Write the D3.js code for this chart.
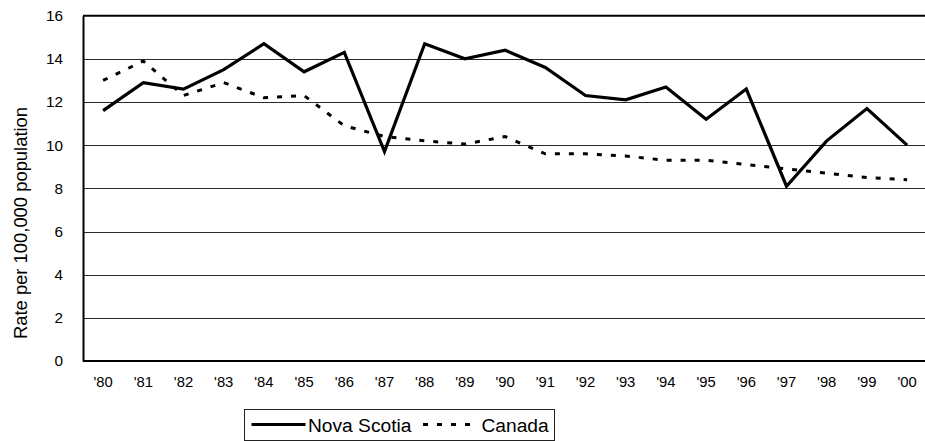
<!DOCTYPE html>
<html>
<head>
<meta charset="utf-8">
<script src="https://cdn.jsdelivr.net/npm/d3@7/dist/d3.min.js"></script>
<style>
  html, body { margin: 0; padding: 0; background: #fff; }
  svg { display: block; font-family: "Liberation Sans", Arial, sans-serif; }
</style>
</head>
<body>
<svg id="chart" width="925" height="441"></svg>
<script>
// Rate per 100,000 population, 1980–2000
const years = ["'80","'81","'82","'83","'84","'85","'86","'87","'88","'89","'90",
               "'91","'92","'93","'94","'95","'96","'97","'98","'99","'00"];
const novaScotia = [11.6, 12.9, 12.6, 13.5, 14.7, 13.4, 14.3, 9.7, 14.7, 14.0, 14.4,
                    13.6, 12.3, 12.1, 12.7, 11.2, 12.6, 8.1, 10.2, 11.7, 10.0];
const canada = [13.0, 13.9, 12.3, 12.9, 12.2, 12.3, 10.9, 10.4, 10.2, 10.05, 10.4,
                9.6, 9.6, 9.5, 9.3, 9.3, 9.1, 8.9, 8.7, 8.5, 8.4];
const yTicks = [0, 2, 4, 6, 8, 10, 12, 14, 16];
const seriesNames = ["Nova Scotia", "Canada"];

const svg = d3.select("#chart");
const plotLeft = 83, plotTop = 15.7, plotBottom = 361, band = 40.2;

const x = d3.scaleBand().domain(years).range([plotLeft, plotLeft + band * years.length]).padding(0);
const y = d3.scaleLinear().domain([0, 16]).range([plotBottom, plotTop]);
const cx = d => x(d) + x.bandwidth() / 2;

// horizontal gridlines
svg.append("g").selectAll("line")
  .data(yTicks.filter(t => t > 0 && t < 16))
  .join("line")
  .attr("x1", plotLeft).attr("x2", 925)
  .attr("y1", d => Math.round(y(d)) + 0.5).attr("y2", d => Math.round(y(d)) + 0.5)
  .attr("stroke", "#2a2a2a").attr("stroke-width", 1.2);

// top frame line
svg.append("line")
  .attr("x1", plotLeft).attr("x2", 925)
  .attr("y1", y(16)).attr("y2", y(16))
  .attr("stroke", "#000").attr("stroke-width", 2);

// y axis
const yAxis = svg.append("g")
  .attr("transform", `translate(${plotLeft},0)`)
  .call(d3.axisLeft(y).tickValues(yTicks).tickSize(0).tickPadding(20));
yAxis.select(".domain").attr("stroke", "#000").attr("stroke-width", 2);
yAxis.selectAll("text").attr("font-size", 15.3).attr("fill", "#000")
  .attr("font-family", "Liberation Sans, Arial, sans-serif");

// x axis
const xAxis = svg.append("g")
  .attr("transform", `translate(0,${plotBottom})`)
  .call(d3.axisBottom(x).tickSize(0).tickPadding(15));
xAxis.select(".domain").attr("stroke", "#000").attr("stroke-width", 2)
  .attr("d", `M${plotLeft},0H925`);
xAxis.selectAll("text").attr("font-size", 14.8).attr("fill", "#000")
  .attr("font-family", "Liberation Sans, Arial, sans-serif");

// y axis title
svg.append("text")
  .attr("transform", `translate(27,223) rotate(-90)`)
  .attr("text-anchor", "middle")
  .attr("font-size", 18.4)
  .attr("fill", "#000")
  .text("Rate per 100,000 population");

// series lines
const line = vals => d3.line()
  .x((d, i) => cx(years[i]))
  .y(d => y(d))(vals);

svg.append("path")
  .attr("d", line(canada))
  .attr("fill", "none").attr("stroke", "#000")
  .attr("stroke-width", 3).attr("stroke-dasharray", "5,9");

svg.append("path")
  .attr("d", line(novaScotia))
  .attr("fill", "none").attr("stroke", "#000")
  .attr("stroke-width", 3.2).attr("stroke-linejoin", "miter");

// legend
const lg = svg.append("g");
lg.append("rect")
  .attr("x", 244.5).attr("y", 409.5).attr("width", 310).attr("height", 31)
  .attr("fill", "#fff").attr("stroke", "#222").attr("stroke-width", 1);
lg.append("line")
  .attr("x1", 251.5).attr("x2", 305.5).attr("y1", 424.5).attr("y2", 424.5)
  .attr("stroke", "#000").attr("stroke-width", 3.2);
lg.append("text").attr("x", 308).attr("y", 431.5).attr("font-size", 19.2).attr("fill", "#000")
  .text(seriesNames[0]);
lg.append("line")
  .attr("x1", 423).attr("x2", 472).attr("y1", 424.5).attr("y2", 424.5)
  .attr("stroke", "#000").attr("stroke-width", 3).attr("stroke-dasharray", "5,9");
lg.append("text").attr("x", 481.5).attr("y", 431.5).attr("font-size", 19.2).attr("fill", "#000")
  .text(seriesNames[1]);
</script>
</body>
</html>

────────

EXERCISE — Scan the lines for the string "chart". Pick out every line that has it.

WRITTEN RESPONSE —
Write the D3.js code for this chart.
<svg id="chart" width="925" height="441"></svg>
const svg = d3.select("#chart");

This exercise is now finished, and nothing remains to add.